The Maboneng Township Arts Experience’s framework was developed primarily through the National Responsible Tourism Guidelines for South Africa. The framework focusses on responsible arts and tourism initiatives, evaluating and supporting sustainability, social and environmental responsibility, traceability as well as impact. The Maboneng Township Arts Experience works with communities to identify and develop authentic township based tourism experiences based on local assets and talents.  Maboneng Township Arts Experience is a non-profit, social entrepreneurship, tourism organisation that trains and works together with families and artists to convert their homes into art galleries/museums. A perfect treat for the local and international tourism market.

 

The funds raised from tickets to visit our Gallery Homes, as well as product sales, go directly to support our training programmes and home gallery infrastructure. The organisation’s programmes contribute substantially towards training, women and youth empowerment, income generation, as well as the advancement of transformation in impoverished townships across South Africa. The ongoing programmes impact the cultural, social, economic and environmental conditions of all participants. They transform the township economy and improve quality of life for the long run. Our activities culminate in annual public arts festivals. This initiative by the Maboneng Township Arts Experience develops local creativity, fosters predominantly female employment and empowerment, promotes gender equality to reduce extreme poverty and increase the tourism revenue capacities of the regions in which it operates.  A visit to the Maboneng Township Arts Experience’s Gallery Homes directly impacts 20 lives. Our non-profit programs do not only encourage art and creativity in townships, they also provide economic opportunities for the families opening their homes, as well as a platform for artists to showcase and sell their work.

 

The framework allows for the monitoring and evaluation of the efficiency and effectiveness of projects and identify their real economic and social impact in the supply chain. As a result of data gathering, surveys and analysis, focus groups and interviews the Maboneng Township Arts Experience team captures data and success stories instigated by the production of the collections.

 

The Maboneng Township Arts Experience has directly inspired the creation of many other  festivals and programs that impact more communities across South Africa:

  • Newcastle Arts Experience
  • Makhelwane Festival
  • Gom Art
  • Ghetto Art Gallery
  • Cape Town International Dance Festival
  • Backyard Theatre
  • Kayamandi Creative District
  • National Community Mediation Hubs
  • Langa Township Art Gallery
  • Home Innovation Labs

 

This has resulted in 450 new job opportunities created, 40 new businesses and 15 new home galleries per year.

 

Conclusion

The negative perceptions and stereotypes attached to townships regarding poverty and crime persist, and the wave of tourism operations in South African townships has led to serious concerns about the voyeuristic, aloof manner in which the tours are conducted from busses.
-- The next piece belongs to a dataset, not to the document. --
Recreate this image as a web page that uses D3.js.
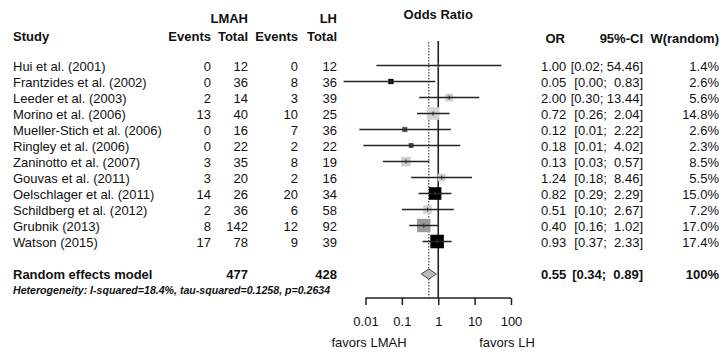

The lack of interaction on such occasions detracts from the hearty and welcoming communities who live in South African townships. The Maboneng Township Arts Experience encourages residents of Townships to take ownership of the township experience. Bearing in mind our emphasis on responsible tourism, communities are inspired to display their artworks and performances, making and selling food, ushering guests around, being curators for the various art exhibitions and providing accommodation for guests wanting to stay over. As residents of townships, they are the heartbeat of the township as well as the vehicle for visitors to have the most authentic experience with the communities. The residents are uniquely able to convey their own stories and in so doing, they can directly represent themselves. The tour routes run where some of the local artists reside. This reduces their movement of art pieces and ensures that they are displayed in the places that they are made. Visitors also get a sense of the artist’s living environment, contributing to authenticity of the tour and sense of pride for the artist.